La déclaration du ministre de l’Intérieur, M. Bruno Retailleau, frappe par son ton belliqueux et laisse perplexe : « soit il y a une mobilisation générale pour ce long combat contre le narcotrafic, soit il y a la ‘mexicanisation’ du pays ». En somme, M. Retailleau nous présente un dilemme simpliste et fallacieux : partir en guerre contre la drogue ou sombrer dans une crise à la mexicaine. Ce discours nous paraît non seulement hasardeux, mais ignore complètement une réalité bien documentée : on ne mène pas une guerre contre une habitude, aussi néfaste soit-elle, mais on soigne, on prévient et on éduque.
Une analogie douteuse avec le Mexique
L’association dramatique de la France avec la « mexicanisation » sème la confusion et l’inquiétude dans l’opinion publique. Cependant, cette comparaison avec le Mexique repose sur des fondations erronées. Le Mexique est pris dans une spirale de violence liée au narcotrafic, notamment par la corruption systémique et les cartels puissamment armés, des éléments qui, heureusement, ne sont pas présents en France. Pourtant, M. Retailleau alimente une peur sans rapport avec notre situation, camouflant sous des allures de grand stratège une méconnaissance des vraies solutions.

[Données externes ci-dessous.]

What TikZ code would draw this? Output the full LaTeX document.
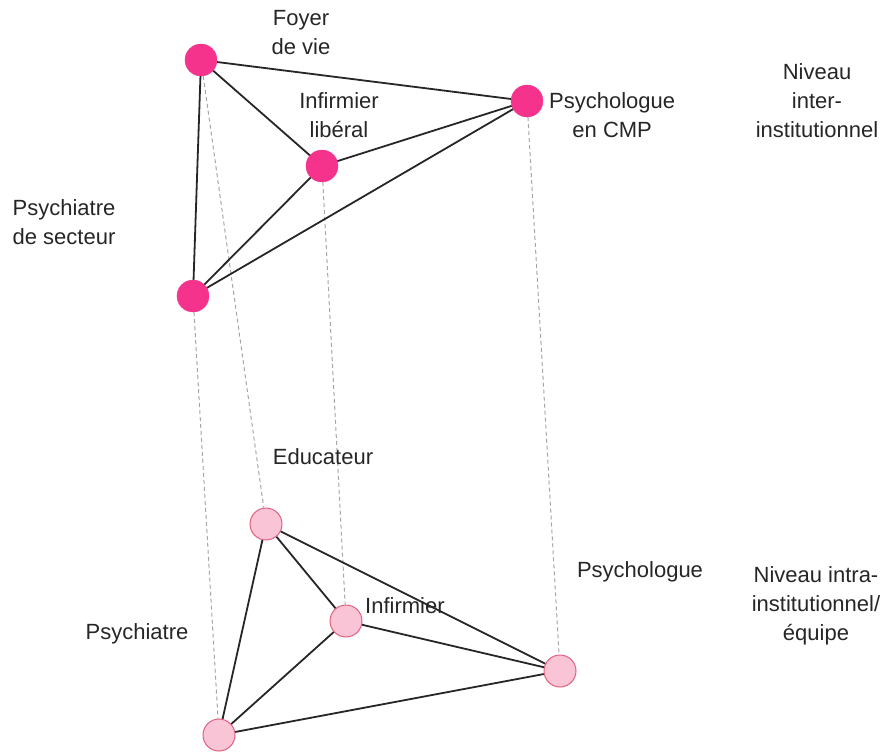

L’exemple européen et la méthodologie E.U.P.C. : une alternative éclairée
En Europe, plusieurs pays, loin de déclarer la guerre aux drogues, ont choisi de traiter la question des addictions comme un enjeu de santé publique. La méthodologie E.U.P.C. (European Union Prevention Curriculum), qui repose sur la prévention et la réduction des risques, a prouvé son efficacité : elle offre une réponse plus nuancée, ciblant les causes sous-jacentes des consommations plutôt que de criminaliser les usagers.
À l’inverse, en France, la politique publique manque cruellement de cette vision intégrée, malgré quelques initiatives. Le rapport de l’Observatoire français des drogues et des tendances addictives (OFDT) de 2023 fait état d’une consommation de drogues illicites, en particulier de cannabis et de cocaïne, en constante augmentation. La réponse, au lieu de miser sur des actions de santé publique renforcées, se limite souvent à la répression. La prévention n’est abordée que de façon superficielle, et les politiques de réduction des risques sont marginalisées dans les discours politiques dominants.
Une politique de santé publique qui montre ses limites
Les résultats des politiques publiques de prévention et de réduction des risques en France sont mitigés. D’après le rapport récent sur les politiques d’addiction en France, on note certes des avancées comme les « salles de consommation à moindre risque », mais leur nombre est restreint, et leur déploiement rencontre d’importantes résistances locales et nationales. La loi de modernisation de notre système de santé de 2016 a bien tenté d’incorporer des mesures plus strictes contre l’alcool et le tabac, mais les résultats peinent à suivre.
Par ailleurs, le Plan national de mobilisation contre les addictions (PNMA) de 2018 à 2022 a échoué à pleinement atteindre ses objectifs, particulièrement en matière de prévention. Si l’alcool, le tabac et les jeux d’argent restent sous les feux des projecteurs, la prévention des autres addictions, notamment celles aux drogues illicites, demeure largement insuffisante. La France persiste dans une approche axée sur l’interdiction et la répression, négligeant l’accompagnement et la réduction des risques, pourtant efficaces dans de nombreux pays voisins.
L’impératif d’un changement de paradigme
Plutôt que de déployer une armée contre des comportements addictifs, il serait judicieux de se pencher sur une politique d’éducation et de prévention, en s’inspirant des méthodes européennes reconnues, adaptées et basées sur des données probantes. Pourquoi ne pas renforcer le rôle des acteurs de santé, investir dans l’information des jeunes et favoriser la désintoxication plutôt que la criminalisation ? C’est ainsi, en soignant et en éduquant, que nous éviterons que la société ne tombe dans les excès qu’invoque M. Bruno Retailleau.
En somme, la solution à la lutte contre le narcotrafic réside dans une approche raisonnée et humaine, non pas dans une énième déclaration guerrière. Une « guerre contre la drogue » est une bataille perdue d’avance ; un programme de santé publique axé sur la prévention et la réduction des risques est, lui, un pari gagnant pour l’avenir de la société française.